No, it is both: not as an achievement, but as the most precious gift. Living chastity is responding to God’s presence every day, all the time, wholeheartedly, but not like an obligation or even a choice; more like a life-fulfilling peaceful surrender. It enables me to give everything in ministry and in the liturgy: being there for you. And, because I am not ‘available’, I feel absolutely free to have true friendships that are not threatening in any way. 

But, I should add, all this would not make sense if I neither lived in community, nor believed in eternal life.

MARK ROBIN CP is Provincial of Holy Hope Province of Passionists, the Netherlands.


From his collections of spiritual stories, Fr. Anthony De Mello SJ shares a story of a wise woman who was travelling in the mountains and found a precious stone in a stream. The next day she met another traveller who was hungry, and the wise woman opened her bag to share her food. The hungry traveller saw the precious stone and asked the woman to give it to him. She did so without hesitation. The traveller left, rejoicing in his good fortune. But later he began to think; what is the one gift she possesses which enabled her to give away the stone so freely and with a smile on her face? Yes, she must possess something that is deeper and more precious than a gem!

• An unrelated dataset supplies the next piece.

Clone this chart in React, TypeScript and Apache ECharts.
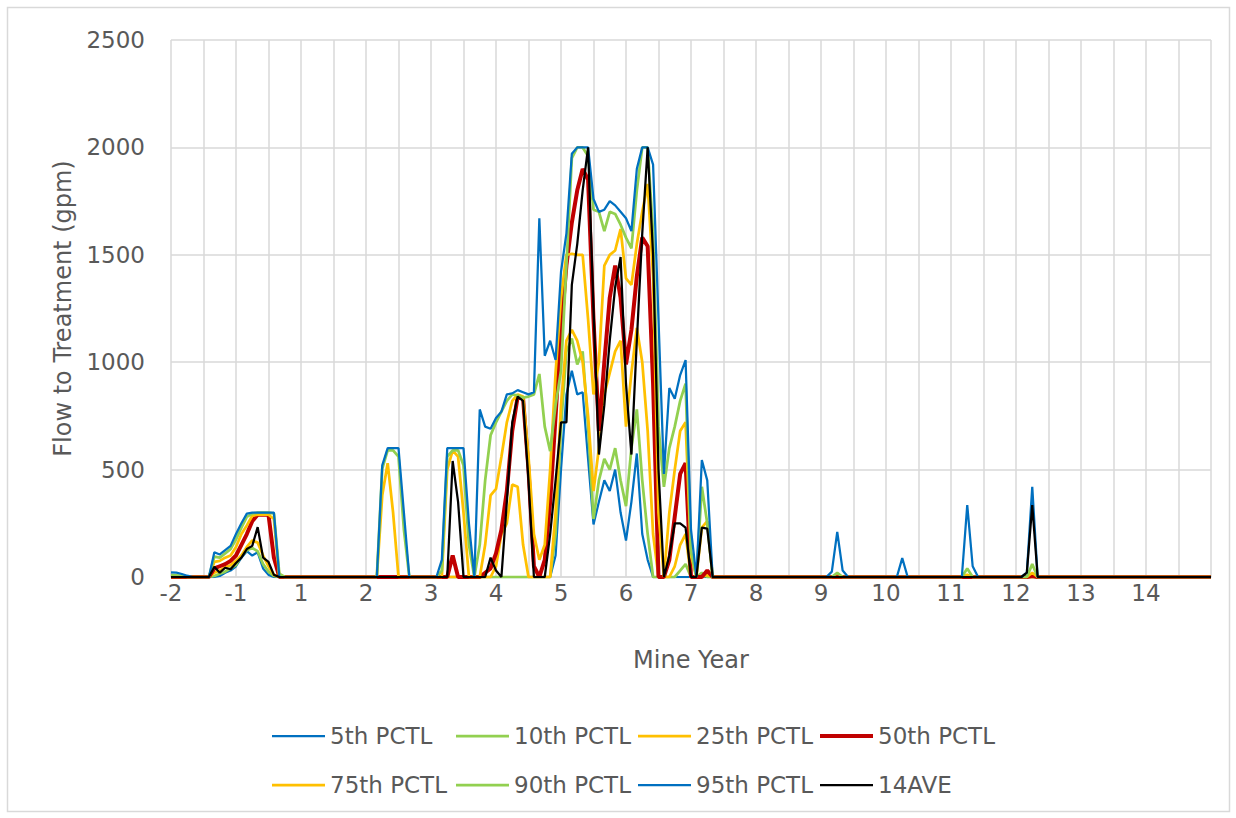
import React, { useEffect, useRef } from "react";
import * as echarts from "echarts";

// Tick labels for every 12 months (Mine Year, there is no year 0)
const yearLabels = ["-2", "-1", "1", "2", "3", "4", "5", "6", "7", "8", "9", "10", "11", "12", "13", "14"];

const seriesNames = ["5th PCTL", "10th PCTL", "25th PCTL", "50th PCTL", "75th PCTL", "90th PCTL", "95th PCTL", "14AVE"];

// Monthly flow to treatment (gpm), one row = one mine year (12 months)
const p5 = [
  0, 0, 0, 0, 0, 0, 0, 0, 0, 5, 20, 30,
  50, 90, 120, 100, 115, 40, 10, 0, 0, 0, 0, 0,
  0, 0, 0, 0, 0, 0, 0, 0, 0, 0, 0, 0,
  0, 0, 0, 0, 0, 0, 0, 0, 0, 0, 0, 0,
  0, 0, 0, 0, 0, 0, 0, 0, 0, 0, 0, 0,
  0, 0, 0, 0, 0, 0, 0, 0, 0, 0, 0, 100,
  500, 850, 960, 850, 860, 550, 245, 350, 450, 400, 500, 300,
  170, 350, 575, 200, 80, 0, 0, 0, 0, 0, 0, 0,
  0, 0, 0, 0, 0, 0, 0, 0, 0, 0, 0, 0,
  0, 0, 0, 0, 0, 0, 0, 0, 0, 0, 0, 0,
  0, 0, 0, 0, 0, 0, 0, 0, 0, 0, 0, 0,
  0, 0, 0, 0, 0, 0, 0, 0, 0, 0, 0, 0,
  0, 0, 0, 0, 0, 0, 0, 0, 0, 0, 0, 0,
  0, 0, 0, 0, 0, 0, 0, 0, 0, 0, 0, 0,
  0, 0, 0, 0, 0, 0, 0, 0, 0, 0, 0, 0,
  0, 0, 0, 0, 0, 0, 0, 0, 0, 0, 0, 0,
  0,
];

const p10 = [
  0, 0, 0, 0, 0, 0, 0, 0, 5, 15, 25, 40,
  55, 100, 125, 135, 120, 60, 25, 5, 0, 0, 0, 0,
  0, 0, 0, 0, 0, 0, 0, 0, 0, 0, 0, 0,
  0, 0, 0, 0, 0, 0, 0, 0, 0, 0, 0, 0,
  0, 0, 0, 0, 0, 0, 0, 0, 0, 0, 0, 0,
  0, 0, 0, 0, 0, 0, 0, 0, 0, 0, 0, 200,
  700, 1050, 1110, 990, 1050, 700, 270, 450, 550, 500, 600, 450,
  330, 600, 780, 450, 200, 0, 0, 0, 0, 0, 30, 60,
  0, 0, 20, 0, 0, 0, 0, 0, 0, 0, 0, 0,
  0, 0, 0, 0, 0, 0, 0, 0, 0, 0, 0, 0,
  0, 0, 0, 0, 0, 0, 0, 0, 0, 0, 0, 0,
  0, 0, 0, 0, 0, 0, 0, 0, 0, 0, 0, 0,
  0, 0, 0, 0, 0, 0, 0, 0, 0, 0, 0, 0,
  0, 0, 0, 0, 0, 0, 0, 0, 0, 0, 0, 0,
  0, 0, 0, 0, 0, 0, 0, 0, 0, 0, 0, 0,
  0, 0, 0, 0, 0, 0, 0, 0, 0, 0, 0, 0,
  0,
];

const p25 = [
  0, 0, 0, 0, 0, 0, 0, 0, 20, 30, 45, 55,
  75, 100, 140, 170, 160, 100, 50, 10, 0, 0, 0, 0,
  0, 0, 0, 0, 0, 0, 0, 0, 0, 0, 0, 0,
  0, 0, 0, 0, 0, 0, 0, 0, 0, 0, 0, 0,
  0, 0, 0, 0, 0, 0, 0, 0, 0, 0, 0, 0,
  50, 200, 250, 430, 420, 150, 0, 0, 0, 0, 0, 300,
  800, 1100, 1150, 1100, 1000, 750, 400, 600, 850, 950, 1050, 1100,
  700, 950, 1160, 1000, 680, 200, 0, 0, 0, 50, 150, 200,
  0, 0, 0, 10, 0, 0, 0, 0, 0, 0, 0, 0,
  0, 0, 0, 0, 0, 0, 0, 0, 0, 0, 0, 0,
  0, 0, 0, 0, 0, 0, 0, 0, 0, 0, 0, 0,
  0, 0, 0, 0, 0, 0, 0, 0, 0, 0, 0, 0,
  0, 0, 0, 0, 0, 0, 0, 0, 0, 0, 0, 0,
  0, 0, 0, 0, 0, 0, 0, 0, 0, 0, 0, 0,
  0, 0, 0, 0, 0, 0, 0, 0, 0, 0, 0, 0,
  0, 0, 0, 0, 0, 0, 0, 0, 0, 0, 0, 0,
  0,
];

const p50 = [
  0, 0, 0, 0, 0, 0, 0, 0, 40, 50, 60, 75,
  100, 150, 200, 260, 290, 290, 290, 90, 0, 0, 0, 0,
  0, 0, 0, 0, 0, 0, 0, 0, 0, 0, 0, 0,
  0, 0, 0, 0, 0, 0, 0, 0, 0, 0, 0, 0,
  0, 0, 0, 0, 100, 0, 0, 0, 0, 0, 20, 40,
  110, 220, 400, 680, 840, 830, 500, 50, 0, 80, 350, 750,
  1150, 1450, 1650, 1800, 1900, 1850, 1200, 680, 1000, 1300, 1450, 1300,
  990, 1150, 1400, 1580, 1540, 900, 0, 0, 80, 280, 480, 530,
  0, 0, 0, 30, 0, 0, 0, 0, 0, 0, 0, 0,
  0, 0, 0, 0, 0, 0, 0, 0, 0, 0, 0, 0,
  0, 0, 0, 0, 0, 0, 0, 0, 0, 0, 0, 0,
  0, 0, 0, 0, 0, 0, 0, 0, 0, 0, 0, 0,
  0, 0, 0, 0, 0, 0, 0, 0, 0, 0, 0, 0,
  0, 0, 0, 5, 0, 0, 0, 0, 0, 0, 0, 0,
  0, 0, 0, 0, 0, 0, 0, 0, 0, 0, 0, 0,
  0, 0, 0, 0, 0, 0, 0, 0, 0, 0, 0, 0,
  0,
];

const p75 = [
  0, 0, 0, 0, 0, 0, 0, 0, 70, 75, 90, 100,
  140, 200, 240, 285, 290, 290, 290, 270, 0, 0, 0, 0,
  0, 0, 0, 0, 0, 0, 0, 0, 0, 0, 0, 0,
  0, 0, 0, 380, 530, 300, 0, 0, 0, 0, 0, 0,
  0, 0, 0, 500, 590, 560, 300, 0, 0, 0, 150, 380,
  410, 560, 720, 820, 850, 840, 560, 200, 80, 150, 500, 950,
  1300, 1500, 1505, 1500, 1500, 1200, 850, 1000, 1450, 1500, 1520, 1620,
  1390, 1360, 1550, 1700, 1830, 1400, 300, 0, 300, 500, 680, 720,
  100, 0, 230, 260, 0, 0, 0, 0, 0, 0, 0, 0,
  0, 0, 0, 0, 0, 0, 0, 0, 0, 0, 0, 0,
  0, 0, 0, 0, 0, 0, 0, 0, 0, 0, 0, 0,
  0, 0, 0, 0, 0, 0, 0, 0, 0, 0, 0, 0,
  0, 0, 0, 10, 0, 0, 0, 0, 0, 0, 0, 0,
  0, 0, 0, 20, 0, 0, 0, 0, 0, 0, 0, 0,
  0, 0, 0, 0, 0, 0, 0, 0, 0, 0, 0, 0,
  0, 0, 0, 0, 0, 0, 0, 0, 0, 0, 0, 0,
  0,
];

const p90 = [
  10, 8, 5, 0, 0, 0, 0, 0, 95, 90, 110, 130,
  175, 230, 280, 295, 300, 300, 300, 295, 15, 0, 0, 0,
  0, 0, 0, 0, 0, 0, 0, 0, 0, 0, 0, 0,
  0, 0, 0, 505, 590, 590, 560, 220, 0, 0, 0, 0,
  0, 0, 30, 560, 590, 590, 520, 150, 0, 150, 450, 660,
  720, 770, 820, 850, 845, 835, 840, 850, 945, 700, 586, 800,
  960, 1450, 1950, 2000, 2000, 1960, 1710, 1700, 1610, 1700, 1690, 1640,
  1580, 1530, 1800, 2000, 2000, 1600, 700, 420, 600, 700, 820, 900,
  120, 0, 420, 250, 0, 0, 0, 0, 0, 0, 0, 0,
  0, 0, 0, 0, 0, 0, 0, 0, 0, 0, 0, 0,
  0, 0, 0, 20, 0, 0, 0, 0, 0, 0, 0, 0,
  0, 0, 0, 0, 0, 0, 0, 0, 0, 0, 0, 0,
  0, 0, 0, 40, 0, 0, 0, 0, 0, 0, 0, 0,
  0, 0, 0, 60, 0, 0, 0, 0, 0, 0, 0, 0,
  0, 0, 0, 0, 0, 0, 0, 0, 0, 0, 0, 0,
  0, 0, 0, 0, 0, 0, 0, 0, 0, 0, 0, 0,
  0,
];

const p95 = [
  22, 20, 14, 6, 0, 0, 0, 0, 115, 105, 125, 145,
  200, 250, 295, 300, 300, 300, 300, 300, 0, 0, 0, 0,
  0, 0, 0, 0, 0, 0, 0, 0, 0, 0, 0, 0,
  0, 0, 0, 520, 600, 600, 600, 300, 0, 0, 0, 0,
  0, 0, 80, 600, 600, 600, 600, 250, 0, 780, 700, 690,
  740, 770, 850, 855, 870, 860, 850, 860, 1670, 1030, 1100, 1010,
  1420, 1600, 1970, 2000, 2000, 2000, 1760, 1700, 1710, 1750, 1730, 1700,
  1670, 1610, 1900, 2000, 2000, 1920, 1200, 480, 880, 830, 940, 1010,
  220, 0, 545, 450, 0, 0, 0, 0, 0, 0, 0, 0,
  0, 0, 0, 0, 0, 0, 0, 0, 0, 0, 0, 0,
  0, 0, 25, 210, 30, 0, 0, 0, 0, 0, 0, 0,
  0, 0, 0, 88, 0, 0, 0, 0, 0, 0, 0, 0,
  0, 0, 0, 335, 50, 0, 0, 0, 0, 0, 0, 0,
  0, 0, 20, 420, 0, 0, 0, 0, 0, 0, 0, 0,
  0, 0, 0, 0, 0, 0, 0, 0, 0, 0, 0, 0,
  0, 0, 0, 0, 0, 0, 0, 0, 0, 0, 0, 0,
  0,
];

const ave14 = [
  0, 0, 0, 0, 0, 0, 0, 0, 48, 20, 43, 36,
  65, 90, 130, 145, 232, 90, 70, 10, 0, 0, 0, 0,
  0, 0, 0, 0, 0, 0, 0, 0, 0, 0, 0, 0,
  0, 0, 0, 0, 0, 0, 0, 0, 0, 0, 0, 0,
  0, 0, 0, 0, 540, 350, 0, 0, 0, 0, 0, 90,
  30, 0, 350, 720, 840, 820, 450, 0, 0, 0, 200, 450,
  720, 720, 1360, 1550, 1800, 2000, 1250, 570, 800, 1100, 1350, 1490,
  900, 570, 1100, 1600, 2000, 1500, 500, 0, 100, 250, 250, 230,
  0, 0, 230, 225, 0, 0, 0, 0, 0, 0, 0, 0,
  0, 0, 0, 0, 0, 0, 0, 0, 0, 0, 0, 0,
  0, 0, 0, 0, 0, 0, 0, 0, 0, 0, 0, 0,
  0, 0, 0, 0, 0, 0, 0, 0, 0, 0, 0, 0,
  0, 0, 0, 0, 0, 0, 0, 0, 0, 0, 0, 0,
  0, 0, 20, 335, 0, 0, 0, 0, 0, 0, 0, 0,
  0, 0, 0, 0, 0, 0, 0, 0, 0, 0, 0, 0,
  0, 0, 0, 0, 0, 0, 0, 0, 0, 0, 0, 0,
  0,
];

const seriesValues = [p5, p10, p25, p50, p75, p90, p95, ave14];
const seriesColors = ["#0070C0", "#92D050", "#FFC000", "#C00000", "#FFC000", "#92D050", "#0070C0", "#000000"];
const seriesWidths = [2.25, 2.75, 2.75, 4, 2.75, 2.75, 2.25, 2.25];

const FONT = "DejaVu Sans";
const TEXT = "#595959";
const GRID = "#D9D9D9";

export default function App() {
  const ref = useRef<HTMLDivElement>(null);

  useEffect(() => {
    if (!ref.current) return;
    const chart = echarts.init(ref.current, null, { renderer: "svg" });

    const legendLefts = [272, 456, 638, 820];
    const legendTops = [723, 772];

    const option: any = {
      animation: false,
      backgroundColor: "#ffffff",
      textStyle: { fontFamily: FONT },
      graphic: [
        {
          type: "rect",
          shape: { x: 7.5, y: 7.5, width: 1222, height: 804 },
          style: { fill: "none", stroke: GRID, lineWidth: 1.5 },
          silent: true,
        },
      ],
      grid: { left: 171, right: 25, top: 40, bottom: 241, containLabel: false },
      xAxis: {
        type: "value",
        min: 0,
        max: 192,
        interval: 6,
        name: "Mine Year",
        nameLocation: "middle",
        nameGap: 71,
        nameTextStyle: { fontSize: 24, color: TEXT, fontFamily: FONT },
        axisLine: { show: true, lineStyle: { color: GRID, width: 1.5 } },
        axisTick: { show: false },
        splitLine: { show: true, lineStyle: { color: GRID, width: 1.5 } },
        axisLabel: {
          fontSize: 23,
          color: TEXT,
          fontFamily: FONT,
          margin: 4,
          showMinLabel: true,
          showMaxLabel: true,
          formatter: (v: number) => (v % 12 === 0 ? yearLabels[v / 12] ?? "" : ""),
        },
      },
      yAxis: {
        type: "value",
        min: 0,
        max: 2500,
        interval: 500,
        name: "Flow to Treatment (gpm)",
        nameLocation: "middle",
        nameGap: 96,
        nameTextStyle: { fontSize: 24, color: TEXT, fontFamily: FONT },
        axisLine: { show: false },
        axisTick: { show: false },
        splitLine: { show: true, lineStyle: { color: GRID, width: 1.5 } },
        axisLabel: {
          fontSize: 23,
          color: TEXT,
          fontFamily: FONT,
          margin: 26,
          formatter: (v: number) => String(v),
        },
      },
      legend: seriesNames.map((n, i) => ({
        data: [{ name: n, icon: "rect" }],
        left: legendLefts[i % 4],
        top: legendTops[Math.floor(i / 4)],
        padding: 0,
        itemWidth: 53,
        itemHeight: seriesWidths[i],
        itemGap: 0,
        selectedMode: false,
        itemStyle: { color: seriesColors[i], borderWidth: 0 },
        textStyle: { fontSize: 23, color: TEXT, fontFamily: FONT, lineHeight: 26 },
      })),
      series: seriesNames.map((n, i) => ({
        name: n,
        type: "line",
        symbol: "none",
        showSymbol: false,
        data: seriesValues[i].map((v, k) => [k, v]),
        lineStyle: { color: seriesColors[i], width: seriesWidths[i] },
        itemStyle: { color: seriesColors[i] },
        emphasis: { disabled: true },
      })),
    };

    chart.setOption(option);
    return () => chart.dispose();
  }, []);

  return (
    <div
      ref={ref}
      style={{ position: "fixed", left: 0, top: 0, width: 1236, height: 818, background: "#fff" }}
    />
  );
}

The vow of poverty first and foremost is about possessing the one gift of Jesus’ presence, the ‘buried treasure which neither moth nor woodworms destroy and thieves cannot break in and steal’. The vow of poverty also calls us to detach ourselves from superfluous life by ordering our desires daily towards a simplicity of heart.

In Luke’s gospel, Jesus tells Martha that there is only one thing necessary and Mary has chosen it. Our Passionist constitutions therefore calls us to focus on Jesus ‘the one gift necessary’, “who showed us love by becoming poor for our sakes”. We carry this ‘Crucified Love’ in our prayers, community life and ministry as of absolute importance relying solely on the grace of God. This very act of surrender ‘to live simply so others may simply live’ brings us blessings of a hundredfold—as promised by the one who calls us.

TOMY Kanjarathungal is a Passionist priest from the Indian Province who is currently a member of the Passionist International Community at Highgate

The Memory of the Passion

During his visit to Rome, St Paul of the Cross was turned away from the Quirinal Palace after his desire to see the Congregation approved by the Pope. He turned his steps towards the Basilica of St Mary Major where he prayed and asked for guidance before the famed icon of the “Salus Populi Romani”. 

It was here that Our Holy Father and Founder made a fourth vow to keep alive the Memory of the Passion of Jesus—the Memoria Passionis—as we do the same, today.

As Passionists, we keep alive the memory of the sufferings of Jesus in many ways; including by the witness of our distinctive habit. We are dressed in black because we are in mourning for the death of Jesus.

I believe this vow is of real importance today, when so many people have lost their sense of love and belonging. People are searching for love, and also desire to feel loved; the Passion, and the Cross—an infinite work of love—is where we need to look to see just how much we are loved by Christ. 

We can keep alive the memory of the Passion in so many other ways in our time: by being with and accompanying suffering people who have lost hope (just like our Mother of Sorrows, who accompanied her son to Calvary and stayed with him to the end). We pray with them, support them with our presence, and bring them to an encounter with Jesus Crucified through our preaching and ministry. 

Keeping alive the memory of the Passion is to give witness to the infinite love of Christ for us by which he laid down his life for us upon the Cross.

CIAN HENNESSY is a Passionist novice who is part of the community at Tobar Mhuire Retreat Centre, Northern Ireland.